_Figure scripts_.

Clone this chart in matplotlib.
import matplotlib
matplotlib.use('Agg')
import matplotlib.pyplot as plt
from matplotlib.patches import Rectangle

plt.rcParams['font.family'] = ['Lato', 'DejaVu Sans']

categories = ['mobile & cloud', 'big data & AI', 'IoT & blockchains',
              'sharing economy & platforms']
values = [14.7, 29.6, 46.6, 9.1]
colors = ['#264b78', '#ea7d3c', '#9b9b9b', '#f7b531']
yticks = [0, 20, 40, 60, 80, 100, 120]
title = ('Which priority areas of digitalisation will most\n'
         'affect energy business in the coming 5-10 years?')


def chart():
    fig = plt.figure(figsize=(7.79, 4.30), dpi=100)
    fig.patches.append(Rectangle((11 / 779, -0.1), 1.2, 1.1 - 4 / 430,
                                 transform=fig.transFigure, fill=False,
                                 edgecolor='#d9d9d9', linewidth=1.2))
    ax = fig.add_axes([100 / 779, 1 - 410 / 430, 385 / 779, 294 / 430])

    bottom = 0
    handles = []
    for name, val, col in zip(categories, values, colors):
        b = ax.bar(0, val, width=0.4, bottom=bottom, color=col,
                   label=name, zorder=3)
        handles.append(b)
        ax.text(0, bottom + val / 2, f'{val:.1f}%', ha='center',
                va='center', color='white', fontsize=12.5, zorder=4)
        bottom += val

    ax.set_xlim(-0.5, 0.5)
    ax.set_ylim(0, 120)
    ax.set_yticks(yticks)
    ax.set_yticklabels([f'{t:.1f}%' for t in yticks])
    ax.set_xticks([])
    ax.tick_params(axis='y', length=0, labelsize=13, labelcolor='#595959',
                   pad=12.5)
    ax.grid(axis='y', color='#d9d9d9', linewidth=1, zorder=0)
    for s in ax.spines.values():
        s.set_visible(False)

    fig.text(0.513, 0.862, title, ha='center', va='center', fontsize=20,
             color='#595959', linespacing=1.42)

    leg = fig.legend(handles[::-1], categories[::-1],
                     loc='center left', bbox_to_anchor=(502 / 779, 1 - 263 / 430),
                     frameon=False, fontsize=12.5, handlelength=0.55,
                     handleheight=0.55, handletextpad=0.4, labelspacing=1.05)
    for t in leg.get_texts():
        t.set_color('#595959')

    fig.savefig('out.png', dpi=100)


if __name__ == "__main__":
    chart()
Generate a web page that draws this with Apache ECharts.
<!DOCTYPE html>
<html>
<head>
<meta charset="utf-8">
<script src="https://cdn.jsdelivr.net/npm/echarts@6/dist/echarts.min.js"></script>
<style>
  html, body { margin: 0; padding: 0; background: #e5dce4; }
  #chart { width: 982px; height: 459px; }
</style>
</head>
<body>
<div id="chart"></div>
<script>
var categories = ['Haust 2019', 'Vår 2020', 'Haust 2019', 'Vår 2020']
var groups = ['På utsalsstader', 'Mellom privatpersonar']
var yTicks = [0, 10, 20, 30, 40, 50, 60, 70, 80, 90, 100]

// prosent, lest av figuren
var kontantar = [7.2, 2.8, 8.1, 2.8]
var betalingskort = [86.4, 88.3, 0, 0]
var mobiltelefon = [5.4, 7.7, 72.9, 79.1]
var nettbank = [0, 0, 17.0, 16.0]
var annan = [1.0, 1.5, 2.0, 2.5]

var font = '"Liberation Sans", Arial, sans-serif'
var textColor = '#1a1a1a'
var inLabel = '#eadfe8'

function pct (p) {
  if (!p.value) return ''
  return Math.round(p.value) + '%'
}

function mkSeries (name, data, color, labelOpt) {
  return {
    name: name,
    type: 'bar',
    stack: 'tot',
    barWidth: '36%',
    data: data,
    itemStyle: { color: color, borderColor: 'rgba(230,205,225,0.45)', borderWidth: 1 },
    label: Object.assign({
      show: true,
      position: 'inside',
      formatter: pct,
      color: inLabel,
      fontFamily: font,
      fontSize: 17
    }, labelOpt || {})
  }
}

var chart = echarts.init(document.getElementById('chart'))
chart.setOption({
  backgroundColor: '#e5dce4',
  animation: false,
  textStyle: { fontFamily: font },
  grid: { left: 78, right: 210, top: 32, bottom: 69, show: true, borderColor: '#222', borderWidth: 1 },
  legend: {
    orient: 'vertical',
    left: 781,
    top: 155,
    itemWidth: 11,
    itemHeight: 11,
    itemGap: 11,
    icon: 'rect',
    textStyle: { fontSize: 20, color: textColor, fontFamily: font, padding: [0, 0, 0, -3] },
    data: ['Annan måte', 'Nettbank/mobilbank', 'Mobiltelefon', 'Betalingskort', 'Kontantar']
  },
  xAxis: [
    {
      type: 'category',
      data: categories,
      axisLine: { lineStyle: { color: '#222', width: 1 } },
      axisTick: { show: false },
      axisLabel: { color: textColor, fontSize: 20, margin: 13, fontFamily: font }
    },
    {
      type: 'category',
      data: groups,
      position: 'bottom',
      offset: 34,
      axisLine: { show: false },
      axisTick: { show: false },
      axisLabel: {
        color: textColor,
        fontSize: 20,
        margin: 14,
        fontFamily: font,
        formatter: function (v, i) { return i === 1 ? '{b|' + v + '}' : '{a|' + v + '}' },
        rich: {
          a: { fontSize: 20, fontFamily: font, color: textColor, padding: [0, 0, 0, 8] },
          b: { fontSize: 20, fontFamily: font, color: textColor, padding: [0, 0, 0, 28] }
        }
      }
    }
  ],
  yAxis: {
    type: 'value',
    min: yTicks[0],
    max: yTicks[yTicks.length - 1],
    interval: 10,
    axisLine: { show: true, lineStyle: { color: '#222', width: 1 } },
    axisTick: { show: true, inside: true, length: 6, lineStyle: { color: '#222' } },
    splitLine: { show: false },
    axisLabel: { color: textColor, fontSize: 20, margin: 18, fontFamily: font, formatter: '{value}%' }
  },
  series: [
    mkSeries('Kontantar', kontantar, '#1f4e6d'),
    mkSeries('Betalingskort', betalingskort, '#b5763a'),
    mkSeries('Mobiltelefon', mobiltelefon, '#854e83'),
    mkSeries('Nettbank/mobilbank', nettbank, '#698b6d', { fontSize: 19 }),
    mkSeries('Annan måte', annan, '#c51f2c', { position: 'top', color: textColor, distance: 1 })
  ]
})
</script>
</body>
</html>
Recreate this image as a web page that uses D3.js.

_Directions for this task_. Make an exact copy of every line in the data.

_Response below_.
Clone this chart in matplotlib.
import matplotlib
matplotlib.use('Agg')
import matplotlib.pyplot as plt
from matplotlib.patches import Rectangle

plt.rcParams['font.family'] = ['Lato', 'DejaVu Sans']

categories = ['mobile & cloud', 'big data & AI', 'IoT & blockchains',
              'sharing economy & platforms']
values = [14.7, 29.6, 46.6, 9.1]
colors = ['#264b78', '#ea7d3c', '#9b9b9b', '#f7b531']
yticks = [0, 20, 40, 60, 80, 100, 120]
title = ('Which priority areas of digitalisation will most\n'
         'affect energy business in the coming 5-10 years?')


def chart():
    fig = plt.figure(figsize=(7.79, 4.30), dpi=100)
    fig.patches.append(Rectangle((11 / 779, -0.1), 1.2, 1.1 - 4 / 430,
                                 transform=fig.transFigure, fill=False,
                                 edgecolor='#d9d9d9', linewidth=1.2))
    ax = fig.add_axes([100 / 779, 1 - 410 / 430, 385 / 779, 294 / 430])

    bottom = 0
    handles = []
    for name, val, col in zip(categories, values, colors):
        b = ax.bar(0, val, width=0.4, bottom=bottom, color=col,
                   label=name, zorder=3)
        handles.append(b)
        ax.text(0, bottom + val / 2, f'{val:.1f}%', ha='center',
                va='center', color='white', fontsize=12.5, zorder=4)
        bottom += val

    ax.set_xlim(-0.5, 0.5)
    ax.set_ylim(0, 120)
    ax.set_yticks(yticks)
    ax.set_yticklabels([f'{t:.1f}%' for t in yticks])
    ax.set_xticks([])
    ax.tick_params(axis='y', length=0, labelsize=13, labelcolor='#595959',
                   pad=12.5)
    ax.grid(axis='y', color='#d9d9d9', linewidth=1, zorder=0)
    for s in ax.spines.values():
        s.set_visible(False)

    fig.text(0.513, 0.862, title, ha='center', va='center', fontsize=20,
             color='#595959', linespacing=1.42)

    leg = fig.legend(handles[::-1], categories[::-1],
                     loc='center left', bbox_to_anchor=(502 / 779, 1 - 263 / 430),
                     frameon=False, fontsize=12.5, handlelength=0.55,
                     handleheight=0.55, handletextpad=0.4, labelspacing=1.05)
    for t in leg.get_texts():
        t.set_color('#595959')

    fig.savefig('out.png', dpi=100)


if __name__ == "__main__":
    chart()
Generate a web page that draws this with Apache ECharts.
<!DOCTYPE html>
<html>
<head>
<meta charset="utf-8">
<script src="https://cdn.jsdelivr.net/npm/echarts@6/dist/echarts.min.js"></script>
<style>
  html, body { margin: 0; padding: 0; background: #e5dce4; }
  #chart { width: 982px; height: 459px; }
</style>
</head>
<body>
<div id="chart"></div>
<script>
var categories = ['Haust 2019', 'Vår 2020', 'Haust 2019', 'Vår 2020']
var groups = ['På utsalsstader', 'Mellom privatpersonar']
var yTicks = [0, 10, 20, 30, 40, 50, 60, 70, 80, 90, 100]

// prosent, lest av figuren
var kontantar = [7.2, 2.8, 8.1, 2.8]
var betalingskort = [86.4, 88.3, 0, 0]
var mobiltelefon = [5.4, 7.7, 72.9, 79.1]
var nettbank = [0, 0, 17.0, 16.0]
var annan = [1.0, 1.5, 2.0, 2.5]

var font = '"Liberation Sans", Arial, sans-serif'
var textColor = '#1a1a1a'
var inLabel = '#eadfe8'

function pct (p) {
  if (!p.value) return ''
  return Math.round(p.value) + '%'
}

function mkSeries (name, data, color, labelOpt) {
  return {
    name: name,
    type: 'bar',
    stack: 'tot',
    barWidth: '36%',
    data: data,
    itemStyle: { color: color, borderColor: 'rgba(230,205,225,0.45)', borderWidth: 1 },
    label: Object.assign({
      show: true,
      position: 'inside',
      formatter: pct,
      color: inLabel,
      fontFamily: font,
      fontSize: 17
    }, labelOpt || {})
  }
}

var chart = echarts.init(document.getElementById('chart'))
chart.setOption({
  backgroundColor: '#e5dce4',
  animation: false,
  textStyle: { fontFamily: font },
  grid: { left: 78, right: 210, top: 32, bottom: 69, show: true, borderColor: '#222', borderWidth: 1 },
  legend: {
    orient: 'vertical',
    left: 781,
    top: 155,
    itemWidth: 11,
    itemHeight: 11,
    itemGap: 11,
    icon: 'rect',
    textStyle: { fontSize: 20, color: textColor, fontFamily: font, padding: [0, 0, 0, -3] },
    data: ['Annan måte', 'Nettbank/mobilbank', 'Mobiltelefon', 'Betalingskort', 'Kontantar']
  },
  xAxis: [
    {
      type: 'category',
      data: categories,
      axisLine: { lineStyle: { color: '#222', width: 1 } },
      axisTick: { show: false },
      axisLabel: { color: textColor, fontSize: 20, margin: 13, fontFamily: font }
    },
    {
      type: 'category',
      data: groups,
      position: 'bottom',
      offset: 34,
      axisLine: { show: false },
      axisTick: { show: false },
      axisLabel: {
        color: textColor,
        fontSize: 20,
        margin: 14,
        fontFamily: font,
        formatter: function (v, i) { return i === 1 ? '{b|' + v + '}' : '{a|' + v + '}' },
        rich: {
          a: { fontSize: 20, fontFamily: font, color: textColor, padding: [0, 0, 0, 8] },
          b: { fontSize: 20, fontFamily: font, color: textColor, padding: [0, 0, 0, 28] }
        }
      }
    }
  ],
  yAxis: {
    type: 'value',
    min: yTicks[0],
    max: yTicks[yTicks.length - 1],
    interval: 10,
    axisLine: { show: true, lineStyle: { color: '#222', width: 1 } },
    axisTick: { show: true, inside: true, length: 6, lineStyle: { color: '#222' } },
    splitLine: { show: false },
    axisLabel: { color: textColor, fontSize: 20, margin: 18, fontFamily: font, formatter: '{value}%' }
  },
  series: [
    mkSeries('Kontantar', kontantar, '#1f4e6d'),
    mkSeries('Betalingskort', betalingskort, '#b5763a'),
    mkSeries('Mobiltelefon', mobiltelefon, '#854e83'),
    mkSeries('Nettbank/mobilbank', nettbank, '#698b6d', { fontSize: 19 }),
    mkSeries('Annan måte', annan, '#c51f2c', { position: 'top', color: textColor, distance: 1 })
  ]
})
</script>
</body>
</html>
Recreate this image as a web page that uses D3.js.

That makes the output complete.